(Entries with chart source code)
□ □ □
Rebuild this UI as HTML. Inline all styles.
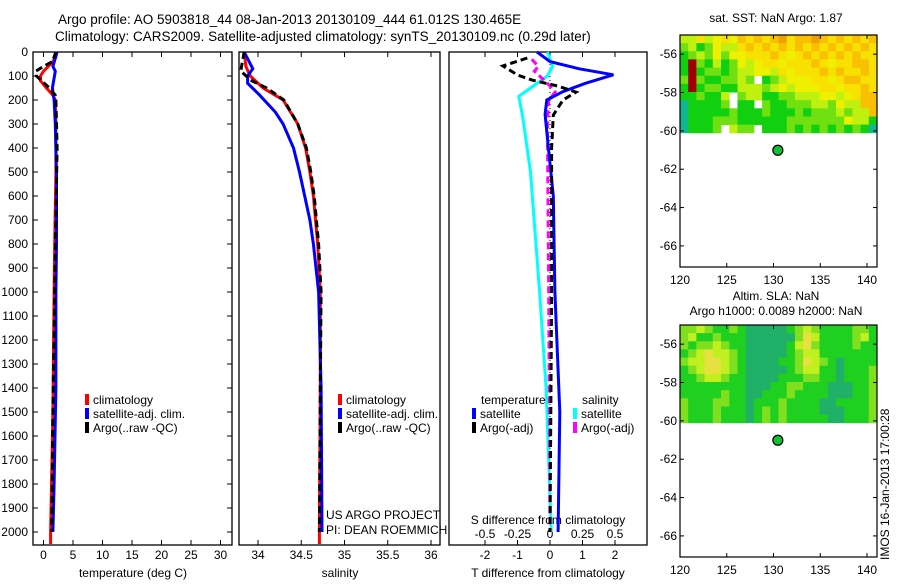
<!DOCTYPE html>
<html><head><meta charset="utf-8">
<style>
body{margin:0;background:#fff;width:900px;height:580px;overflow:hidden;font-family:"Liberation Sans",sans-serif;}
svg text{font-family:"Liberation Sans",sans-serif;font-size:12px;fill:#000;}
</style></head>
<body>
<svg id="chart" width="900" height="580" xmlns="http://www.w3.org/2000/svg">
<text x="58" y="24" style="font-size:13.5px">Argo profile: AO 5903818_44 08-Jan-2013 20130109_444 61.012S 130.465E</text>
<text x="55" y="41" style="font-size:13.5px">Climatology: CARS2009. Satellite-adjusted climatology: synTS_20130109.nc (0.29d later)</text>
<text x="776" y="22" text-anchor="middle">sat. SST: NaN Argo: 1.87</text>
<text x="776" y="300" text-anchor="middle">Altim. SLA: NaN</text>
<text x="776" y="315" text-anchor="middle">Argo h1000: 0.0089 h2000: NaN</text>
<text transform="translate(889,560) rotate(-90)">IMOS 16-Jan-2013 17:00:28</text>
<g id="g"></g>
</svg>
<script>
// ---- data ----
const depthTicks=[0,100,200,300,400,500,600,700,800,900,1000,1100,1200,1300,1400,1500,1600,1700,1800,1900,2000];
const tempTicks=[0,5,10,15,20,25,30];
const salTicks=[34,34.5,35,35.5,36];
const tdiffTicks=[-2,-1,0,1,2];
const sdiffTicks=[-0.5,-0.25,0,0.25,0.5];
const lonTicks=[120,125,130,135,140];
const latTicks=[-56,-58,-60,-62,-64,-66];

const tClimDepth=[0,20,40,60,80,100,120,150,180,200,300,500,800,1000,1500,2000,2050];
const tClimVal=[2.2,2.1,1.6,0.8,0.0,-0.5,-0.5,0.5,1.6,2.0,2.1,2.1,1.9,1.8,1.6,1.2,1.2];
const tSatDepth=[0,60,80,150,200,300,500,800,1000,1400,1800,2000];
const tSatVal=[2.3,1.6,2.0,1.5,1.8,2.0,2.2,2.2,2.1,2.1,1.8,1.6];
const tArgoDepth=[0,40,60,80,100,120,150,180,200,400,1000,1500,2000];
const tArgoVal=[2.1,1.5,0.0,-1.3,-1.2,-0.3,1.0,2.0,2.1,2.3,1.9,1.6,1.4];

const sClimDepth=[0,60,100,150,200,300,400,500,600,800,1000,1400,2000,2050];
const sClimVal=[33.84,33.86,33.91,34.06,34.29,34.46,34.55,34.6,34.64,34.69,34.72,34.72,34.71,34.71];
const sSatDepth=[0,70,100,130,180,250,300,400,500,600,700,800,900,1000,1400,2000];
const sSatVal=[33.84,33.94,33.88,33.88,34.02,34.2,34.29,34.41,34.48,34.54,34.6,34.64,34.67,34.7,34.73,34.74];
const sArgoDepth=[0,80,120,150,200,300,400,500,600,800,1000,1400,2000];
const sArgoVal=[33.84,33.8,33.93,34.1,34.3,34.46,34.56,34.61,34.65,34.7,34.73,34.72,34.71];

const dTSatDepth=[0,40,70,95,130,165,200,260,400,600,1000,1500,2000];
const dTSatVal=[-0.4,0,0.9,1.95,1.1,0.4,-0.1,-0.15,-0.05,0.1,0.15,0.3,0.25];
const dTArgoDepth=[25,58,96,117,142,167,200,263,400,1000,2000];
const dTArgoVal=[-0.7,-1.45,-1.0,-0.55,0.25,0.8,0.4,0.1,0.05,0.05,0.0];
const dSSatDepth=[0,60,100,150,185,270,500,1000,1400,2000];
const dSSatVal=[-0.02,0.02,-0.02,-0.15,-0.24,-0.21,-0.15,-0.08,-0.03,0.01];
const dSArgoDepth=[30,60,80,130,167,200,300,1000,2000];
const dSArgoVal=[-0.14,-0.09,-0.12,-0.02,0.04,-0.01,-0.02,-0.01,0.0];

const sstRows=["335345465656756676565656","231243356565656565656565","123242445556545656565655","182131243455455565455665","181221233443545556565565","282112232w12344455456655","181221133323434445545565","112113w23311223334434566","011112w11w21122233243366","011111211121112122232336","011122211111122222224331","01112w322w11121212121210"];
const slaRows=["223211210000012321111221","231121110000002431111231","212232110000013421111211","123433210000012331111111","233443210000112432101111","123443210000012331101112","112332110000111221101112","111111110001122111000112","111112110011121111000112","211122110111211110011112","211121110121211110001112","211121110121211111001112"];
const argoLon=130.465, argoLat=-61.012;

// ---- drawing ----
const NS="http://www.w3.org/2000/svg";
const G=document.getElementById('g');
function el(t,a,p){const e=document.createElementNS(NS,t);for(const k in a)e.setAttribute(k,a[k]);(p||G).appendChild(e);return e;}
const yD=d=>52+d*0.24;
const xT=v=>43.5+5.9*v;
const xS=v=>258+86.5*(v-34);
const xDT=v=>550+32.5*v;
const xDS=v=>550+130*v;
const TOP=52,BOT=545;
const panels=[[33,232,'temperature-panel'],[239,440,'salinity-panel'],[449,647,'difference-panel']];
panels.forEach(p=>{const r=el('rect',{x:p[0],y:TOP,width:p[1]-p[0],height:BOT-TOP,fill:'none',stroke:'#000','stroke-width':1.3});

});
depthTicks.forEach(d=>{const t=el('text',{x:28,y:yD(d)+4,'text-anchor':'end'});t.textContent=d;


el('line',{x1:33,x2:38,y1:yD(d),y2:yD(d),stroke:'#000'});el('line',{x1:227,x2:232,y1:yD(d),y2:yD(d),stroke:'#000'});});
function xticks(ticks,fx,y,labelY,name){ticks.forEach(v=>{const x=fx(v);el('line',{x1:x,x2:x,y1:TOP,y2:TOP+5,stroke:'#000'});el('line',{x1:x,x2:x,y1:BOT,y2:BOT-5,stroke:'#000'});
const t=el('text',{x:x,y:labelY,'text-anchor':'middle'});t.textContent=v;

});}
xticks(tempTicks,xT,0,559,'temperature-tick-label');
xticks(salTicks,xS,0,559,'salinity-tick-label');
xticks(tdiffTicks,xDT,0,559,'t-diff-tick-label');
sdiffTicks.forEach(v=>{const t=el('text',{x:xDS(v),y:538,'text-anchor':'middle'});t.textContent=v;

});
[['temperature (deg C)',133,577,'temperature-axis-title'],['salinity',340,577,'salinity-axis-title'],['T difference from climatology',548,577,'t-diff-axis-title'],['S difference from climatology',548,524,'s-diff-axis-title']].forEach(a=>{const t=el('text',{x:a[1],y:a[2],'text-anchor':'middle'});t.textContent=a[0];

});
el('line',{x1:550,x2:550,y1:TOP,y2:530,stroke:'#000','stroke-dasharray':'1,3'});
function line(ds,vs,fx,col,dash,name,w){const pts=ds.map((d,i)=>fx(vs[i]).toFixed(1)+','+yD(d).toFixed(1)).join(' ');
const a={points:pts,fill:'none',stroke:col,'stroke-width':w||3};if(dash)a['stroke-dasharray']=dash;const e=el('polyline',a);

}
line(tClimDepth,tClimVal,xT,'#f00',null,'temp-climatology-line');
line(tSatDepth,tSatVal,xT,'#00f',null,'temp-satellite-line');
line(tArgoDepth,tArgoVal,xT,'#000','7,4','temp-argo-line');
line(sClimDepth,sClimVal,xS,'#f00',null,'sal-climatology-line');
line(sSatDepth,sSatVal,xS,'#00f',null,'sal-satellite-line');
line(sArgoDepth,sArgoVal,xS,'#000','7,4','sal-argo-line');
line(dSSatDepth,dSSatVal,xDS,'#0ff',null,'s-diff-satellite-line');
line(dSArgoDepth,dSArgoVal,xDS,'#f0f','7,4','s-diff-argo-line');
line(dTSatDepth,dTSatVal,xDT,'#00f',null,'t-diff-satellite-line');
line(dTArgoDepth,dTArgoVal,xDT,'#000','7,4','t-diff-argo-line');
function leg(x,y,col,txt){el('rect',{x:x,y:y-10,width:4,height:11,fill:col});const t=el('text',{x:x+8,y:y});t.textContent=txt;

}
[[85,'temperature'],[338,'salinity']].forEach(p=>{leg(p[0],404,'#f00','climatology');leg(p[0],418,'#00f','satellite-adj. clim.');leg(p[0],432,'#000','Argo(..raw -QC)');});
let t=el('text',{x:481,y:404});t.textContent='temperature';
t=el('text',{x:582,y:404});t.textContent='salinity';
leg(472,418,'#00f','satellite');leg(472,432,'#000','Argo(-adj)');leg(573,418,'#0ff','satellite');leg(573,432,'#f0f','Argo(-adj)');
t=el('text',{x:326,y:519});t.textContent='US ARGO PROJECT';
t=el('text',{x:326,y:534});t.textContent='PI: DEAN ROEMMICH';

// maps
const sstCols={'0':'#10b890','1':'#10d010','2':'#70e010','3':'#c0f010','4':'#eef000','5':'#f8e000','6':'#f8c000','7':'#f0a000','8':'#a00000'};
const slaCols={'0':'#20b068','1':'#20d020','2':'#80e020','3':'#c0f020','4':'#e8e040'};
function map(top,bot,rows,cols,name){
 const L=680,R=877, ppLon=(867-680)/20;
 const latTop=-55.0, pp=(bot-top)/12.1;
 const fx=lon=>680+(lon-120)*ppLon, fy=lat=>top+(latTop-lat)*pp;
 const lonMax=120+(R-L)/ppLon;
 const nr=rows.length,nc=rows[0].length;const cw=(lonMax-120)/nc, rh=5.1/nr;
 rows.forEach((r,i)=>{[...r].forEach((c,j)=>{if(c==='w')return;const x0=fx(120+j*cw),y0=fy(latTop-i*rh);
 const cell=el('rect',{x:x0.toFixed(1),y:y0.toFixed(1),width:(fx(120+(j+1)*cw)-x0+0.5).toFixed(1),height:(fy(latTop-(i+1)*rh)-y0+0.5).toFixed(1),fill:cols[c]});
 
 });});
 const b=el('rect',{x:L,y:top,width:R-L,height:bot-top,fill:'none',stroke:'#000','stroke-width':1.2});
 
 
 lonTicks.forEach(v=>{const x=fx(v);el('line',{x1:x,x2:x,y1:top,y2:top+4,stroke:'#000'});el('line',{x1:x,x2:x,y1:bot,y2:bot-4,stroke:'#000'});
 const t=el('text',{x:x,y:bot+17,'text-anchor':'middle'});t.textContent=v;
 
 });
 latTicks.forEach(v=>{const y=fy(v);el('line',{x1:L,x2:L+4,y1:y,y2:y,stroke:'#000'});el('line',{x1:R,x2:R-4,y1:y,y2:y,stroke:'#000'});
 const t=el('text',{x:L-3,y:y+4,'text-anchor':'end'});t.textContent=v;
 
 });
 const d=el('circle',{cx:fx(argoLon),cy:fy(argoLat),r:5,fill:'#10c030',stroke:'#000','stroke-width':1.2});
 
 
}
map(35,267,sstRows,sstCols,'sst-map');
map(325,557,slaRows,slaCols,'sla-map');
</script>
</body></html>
□ □ □
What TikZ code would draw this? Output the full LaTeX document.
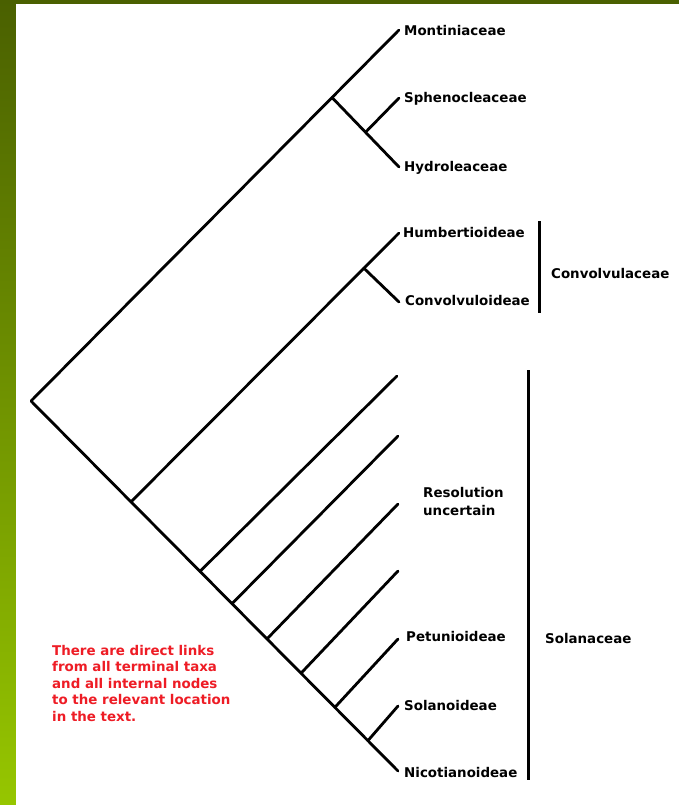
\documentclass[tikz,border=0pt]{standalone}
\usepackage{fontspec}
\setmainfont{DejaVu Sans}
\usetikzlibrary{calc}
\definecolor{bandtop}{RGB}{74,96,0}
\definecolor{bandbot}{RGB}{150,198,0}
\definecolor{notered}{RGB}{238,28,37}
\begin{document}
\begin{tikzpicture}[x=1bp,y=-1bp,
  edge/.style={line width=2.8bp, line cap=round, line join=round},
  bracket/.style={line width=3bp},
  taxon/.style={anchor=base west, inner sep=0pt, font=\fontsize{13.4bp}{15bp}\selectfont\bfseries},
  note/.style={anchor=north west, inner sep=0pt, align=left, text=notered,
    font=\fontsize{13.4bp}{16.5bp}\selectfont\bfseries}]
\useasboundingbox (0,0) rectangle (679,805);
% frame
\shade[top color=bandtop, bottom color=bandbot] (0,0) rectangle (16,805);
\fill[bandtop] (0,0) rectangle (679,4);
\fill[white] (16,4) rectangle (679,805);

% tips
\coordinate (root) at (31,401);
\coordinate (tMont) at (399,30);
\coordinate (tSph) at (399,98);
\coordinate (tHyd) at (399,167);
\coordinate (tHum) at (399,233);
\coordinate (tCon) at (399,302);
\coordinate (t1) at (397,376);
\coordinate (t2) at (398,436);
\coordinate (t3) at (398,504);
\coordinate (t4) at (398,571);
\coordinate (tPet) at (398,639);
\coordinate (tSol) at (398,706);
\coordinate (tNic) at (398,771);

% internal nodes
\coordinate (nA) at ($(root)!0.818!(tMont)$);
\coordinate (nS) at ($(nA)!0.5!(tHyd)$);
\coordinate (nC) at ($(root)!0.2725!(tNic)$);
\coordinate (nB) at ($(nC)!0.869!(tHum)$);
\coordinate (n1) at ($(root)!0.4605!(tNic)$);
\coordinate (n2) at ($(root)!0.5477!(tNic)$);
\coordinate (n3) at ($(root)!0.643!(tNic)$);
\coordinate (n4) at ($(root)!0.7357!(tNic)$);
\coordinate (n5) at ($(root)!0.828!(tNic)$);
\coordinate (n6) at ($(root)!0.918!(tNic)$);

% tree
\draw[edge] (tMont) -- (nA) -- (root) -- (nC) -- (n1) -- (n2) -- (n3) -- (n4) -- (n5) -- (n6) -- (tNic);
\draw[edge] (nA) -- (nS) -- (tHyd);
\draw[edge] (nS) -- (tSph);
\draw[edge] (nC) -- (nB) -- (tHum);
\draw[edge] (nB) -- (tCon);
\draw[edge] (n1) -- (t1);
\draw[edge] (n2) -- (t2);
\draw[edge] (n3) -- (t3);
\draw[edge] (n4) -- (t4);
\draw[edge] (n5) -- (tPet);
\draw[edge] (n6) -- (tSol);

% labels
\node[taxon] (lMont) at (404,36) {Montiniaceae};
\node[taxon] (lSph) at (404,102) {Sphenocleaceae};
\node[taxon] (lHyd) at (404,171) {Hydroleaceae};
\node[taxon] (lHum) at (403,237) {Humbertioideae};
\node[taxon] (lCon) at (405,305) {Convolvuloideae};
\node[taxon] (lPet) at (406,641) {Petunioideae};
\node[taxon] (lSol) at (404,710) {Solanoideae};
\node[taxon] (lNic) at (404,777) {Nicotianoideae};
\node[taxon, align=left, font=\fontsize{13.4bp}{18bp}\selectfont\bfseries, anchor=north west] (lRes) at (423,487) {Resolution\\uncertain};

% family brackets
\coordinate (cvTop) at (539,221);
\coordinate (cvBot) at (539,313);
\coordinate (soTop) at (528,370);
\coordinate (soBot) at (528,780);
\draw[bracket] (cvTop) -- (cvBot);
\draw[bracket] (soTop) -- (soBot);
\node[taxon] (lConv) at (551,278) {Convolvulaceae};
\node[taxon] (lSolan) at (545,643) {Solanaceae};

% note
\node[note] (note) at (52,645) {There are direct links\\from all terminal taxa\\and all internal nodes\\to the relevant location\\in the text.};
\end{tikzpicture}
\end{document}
□ □ □
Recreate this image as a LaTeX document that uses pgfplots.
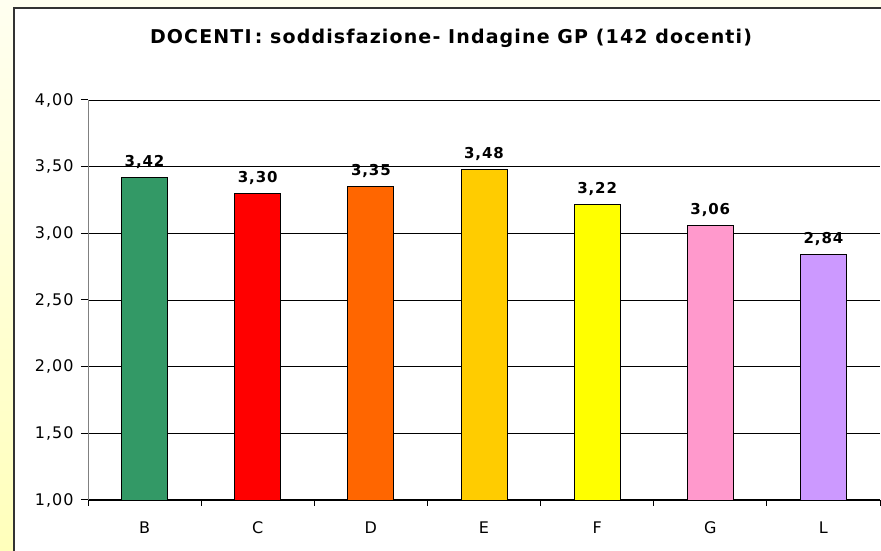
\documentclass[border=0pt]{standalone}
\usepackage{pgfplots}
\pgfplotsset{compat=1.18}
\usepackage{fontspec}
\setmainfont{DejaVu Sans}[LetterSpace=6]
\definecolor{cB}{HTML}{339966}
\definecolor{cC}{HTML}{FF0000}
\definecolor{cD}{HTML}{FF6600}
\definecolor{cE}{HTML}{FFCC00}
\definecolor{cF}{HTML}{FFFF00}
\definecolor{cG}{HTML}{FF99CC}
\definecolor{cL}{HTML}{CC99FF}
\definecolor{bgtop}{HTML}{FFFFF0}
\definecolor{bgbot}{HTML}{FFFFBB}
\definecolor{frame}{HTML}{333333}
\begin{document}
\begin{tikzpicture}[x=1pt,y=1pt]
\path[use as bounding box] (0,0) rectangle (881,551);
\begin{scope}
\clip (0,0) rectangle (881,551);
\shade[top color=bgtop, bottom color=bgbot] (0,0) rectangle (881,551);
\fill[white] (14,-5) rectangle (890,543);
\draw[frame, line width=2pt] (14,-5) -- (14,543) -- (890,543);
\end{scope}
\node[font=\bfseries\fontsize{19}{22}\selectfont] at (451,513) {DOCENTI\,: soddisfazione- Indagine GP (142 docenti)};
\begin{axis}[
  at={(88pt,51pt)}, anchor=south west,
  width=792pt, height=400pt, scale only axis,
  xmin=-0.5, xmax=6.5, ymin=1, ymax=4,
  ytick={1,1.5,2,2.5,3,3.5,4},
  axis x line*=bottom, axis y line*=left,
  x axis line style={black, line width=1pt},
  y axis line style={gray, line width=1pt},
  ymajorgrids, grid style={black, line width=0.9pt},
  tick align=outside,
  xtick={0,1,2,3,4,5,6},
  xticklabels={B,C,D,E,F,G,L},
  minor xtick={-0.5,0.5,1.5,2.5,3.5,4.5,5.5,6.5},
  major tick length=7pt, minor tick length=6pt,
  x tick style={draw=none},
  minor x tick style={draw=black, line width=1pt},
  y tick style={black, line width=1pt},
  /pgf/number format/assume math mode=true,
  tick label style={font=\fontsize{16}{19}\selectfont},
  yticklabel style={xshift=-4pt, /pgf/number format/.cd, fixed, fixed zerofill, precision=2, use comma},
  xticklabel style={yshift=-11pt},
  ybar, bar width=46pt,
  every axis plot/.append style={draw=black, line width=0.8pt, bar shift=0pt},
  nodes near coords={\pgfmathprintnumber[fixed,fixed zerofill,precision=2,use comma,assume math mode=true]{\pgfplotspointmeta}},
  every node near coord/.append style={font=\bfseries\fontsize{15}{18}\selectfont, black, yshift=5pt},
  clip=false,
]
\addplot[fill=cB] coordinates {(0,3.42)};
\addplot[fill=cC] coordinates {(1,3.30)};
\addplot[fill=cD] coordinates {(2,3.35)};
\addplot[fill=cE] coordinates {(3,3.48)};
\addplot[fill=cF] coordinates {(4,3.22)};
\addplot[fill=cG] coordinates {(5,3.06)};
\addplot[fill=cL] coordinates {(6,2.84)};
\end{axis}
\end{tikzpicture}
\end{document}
□ □ □
- _GIVEN PROBLEM_
In the records above, find the line with "What TikZ code" and the line with "(16,4) rectangle (679,805);", then restate word for word only those two lines and all lines between, omitting pictures.

- _THE SOLUTION_
What TikZ code would draw this? Output the full LaTeX document.
\documentclass[tikz,border=0pt]{standalone}
\usepackage{fontspec}
\setmainfont{DejaVu Sans}
\usetikzlibrary{calc}
\definecolor{bandtop}{RGB}{74,96,0}
\definecolor{bandbot}{RGB}{150,198,0}
\definecolor{notered}{RGB}{238,28,37}
\begin{document}
\begin{tikzpicture}[x=1bp,y=-1bp,
  edge/.style={line width=2.8bp, line cap=round, line join=round},
  bracket/.style={line width=3bp},
  taxon/.style={anchor=base west, inner sep=0pt, font=\fontsize{13.4bp}{15bp}\selectfont\bfseries},
  note/.style={anchor=north west, inner sep=0pt, align=left, text=notered,
    font=\fontsize{13.4bp}{16.5bp}\selectfont\bfseries}]
\useasboundingbox (0,0) rectangle (679,805);
% frame
\shade[top color=bandtop, bottom color=bandbot] (0,0) rectangle (16,805);
\fill[bandtop] (0,0) rectangle (679,4);
\fill[white] (16,4) rectangle (679,805);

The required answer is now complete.